The moth Lirimiris truncata is a member of the mostly tropical Prominent Moth Family (Notodontidae), and here in the United States, these moths are found only in the southernmost part of Arizona. I observed this colorful Lirimiris truncata caterpillar in Agua Caliente Canyon in the Santa Rita Mountains.
Lirimiris truncata caterpillars are bright yellow and tiger-striped with black and white, and they have a few patches of white bristles, a red head, and an even larger red tail hump. This large tail hump might function as a false head meant to divert predators' attacks away from the more vulnerable actual head.
The garish coloration of Lirimiris truncata caterpillars makes them highly visible to birds and other predators, but these caterpillars' bold yellow, red, and black colors are actually a universally recognized type of aposematic (warning) coloration meant to warn away potential predators.

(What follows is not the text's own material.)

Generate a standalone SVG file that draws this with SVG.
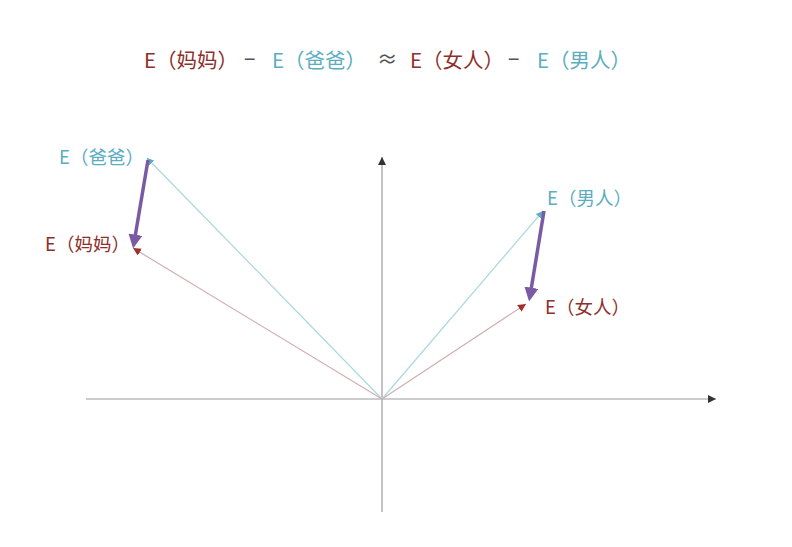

I don't know if these caterpillars are actually poisonous or noxious, but many caterpillars in the same family have chemical defenses and can spray foul-smelling, irritating, or toxic fluids if disturbed. Noting this caterpillar's bright warning colors, I didn't try handling it.
Lirimiris truncata caterpillars feed on the leaves of Thurber's Cotton (Gossypium thurberi), and if you wish to see these unusual caterpillars, look for them on these plants in August and September.
Unlike their colorful caterpillars, adult Lirimiris truncata moths are quite drably colored. The adults have a large, plump, brown body, grayish brown hindwings, and dark brown forewings with a broad, cream-colored band along the leading edge. The adult moths are nocturnal and can be seen around lights at night from late summer through mid-fall.